En ces années d’actualités chargées, il ne s’arrête pas en si bon chemin et passe du conflit israélo-arabe à celui du Vietnam où il couvre pendant deux mois la guerre sur la colline 875. Prises au grand angle, à quelques dizaines de centimètres des combattants, ses images donnent aux lecteurs l’impression d’être dans la fournaise. Les planches contact exposées à Charleroi témoignent du sang-froid du photographe, mais aussi de sa capacité à résumer des situations chaotiques. Peu de ratés et surtout un choix d’images fortes, cela lui vaudra encore "Paris-Match" et une visibilité accrue.
En 1968, il enchaîne avec la guerre civile et la famine au Biafra. On l’a peut-être oublié aujourd’hui, mais c’est à la suite de ce conflit que Bernard Kouchner fonda MSF. Caron le rencontre d’ailleurs sur place tout comme il fait la connaissance de Don Mc Cullin. Le tout grand photographe de guerre dit encore aujourd’hui qu’il ne se passe pas un jour sans qu’il pense à lui.
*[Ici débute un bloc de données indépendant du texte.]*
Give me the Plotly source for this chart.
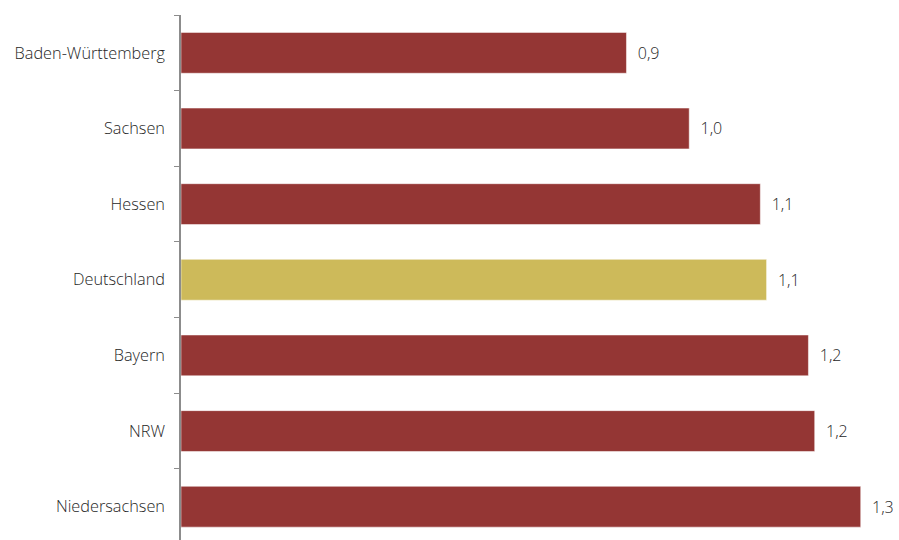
import plotly.graph_objects as go

categories = ["Baden-Württemberg", "Sachsen", "Hessen", "Deutschland", "Bayern", "NRW", "Niedersachsen"]
values = [0.852, 0.972, 1.108, 1.12, 1.2, 1.212, 1.3]
highlight = "Deutschland"

colors = ["#CDBA5A" if c == highlight else "#943634" for c in categories]

fig = go.Figure(go.Bar(
    y=categories, x=values, orientation="h",
    marker=dict(color=colors, line=dict(color="rgba(255,255,255,0.5)", width=1)),
    texttemplate="  %{x:.1f}", textposition="outside",
    textfont=dict(family="Open Sans", size=16, color="#262626", weight=300),
    cliponaxis=False,
))

fig.update_layout(
    width=899, height=540,
    margin=dict(l=181, r=9, t=15, b=0),
    paper_bgcolor="white", plot_bgcolor="white",
    separators=",.",
    bargap=0.46,
    showlegend=False,
    font=dict(family="Open Sans", size=16, color="#262626"),
    xaxis=dict(range=[0, 1.356], visible=False),
    yaxis=dict(
        type="category", range=[6.44, -0.5],
        showline=True, linecolor="#8c8c8c", linewidth=1.5,
        ticks="outside", ticklen=5, tickcolor="#8c8c8c", tickwidth=1,
        tickson="boundaries", ticklabelstandoff=11,
        showgrid=False, zeroline=False,
        tickfont=dict(family="Open Sans", size=16.3, color="#262626", weight=300),
    ),
)

fig.write_html("out.html")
(Crédit Photo: Gilles Caron)
Cohn-Bendit
Quand Caron rentre à Paris en mai, c’est quasi la révolution. Il suit les révoltes des étudiants et les manifestations. A nouveau ses images font la différence. On connaît tous cette icône d’un Daniel Cohn-Bendit narguant un CRS d’un sourire frondeur. L’ex-figure de proue estudiantine révèle d’ailleurs dans sa préface du Photo Poche consacré à Caron - et ce n’est pas un mince compliment - que ses propres représentations de mai 68 sont en fait les photos emblématiques de celui-ci.
On mesure la vitalité du jeune photoreporter qui dans la foulée retournera deux fois au Biafra puis relatera la répression sanglante des émeutes à Mexico, tout juste avant les Jeux olympiques. En 1969, on le retrouve dans les émeutes d’Irlande du Nord, dans de nombreux reportages en France ainsi qu’au premier anniversaire de l’écrasement du Printemps de Prague par les chars soviétiques. L’année suivante, avec Raymond Depardon, Michel Honorin et Robert Pledge, il part en expédition au Nord du Tchad pour y retrouver les rebelles toubous avec lesquels ils se font intercepter par les forces gouvernementales. Eux s’en tireront avec un mois de prison, les rebelles seront exécutés.
A peine revenu de ce reportage difficile, il repart au Cambodge qui vient de changer de pouvoir. Le 5 avril, il disparaît sur la route N°1 qui relie Phnom Penh à Saigon. On ne le reverra jamais.
Durant ces quelques années pendant lesquelles il réalisa tant de reportages d’anthologie, tant d’images aujourd’hui mythiques, Gilles Caron ne cessa d’interroger la légitimité de son action. C’est en tout cas ce que met bien en avant cette exposition. Avec un tel fil conducteur, avec ce retour aux "premières loges" d’un morceau d’histoire du XXe siècle en train de s’écrire, avec aussi et surtout ces tirages et ces contacts d’époque, on a, à Charleroi, le plus bel hommage qui soit à cette étoile filante du photojournalisme.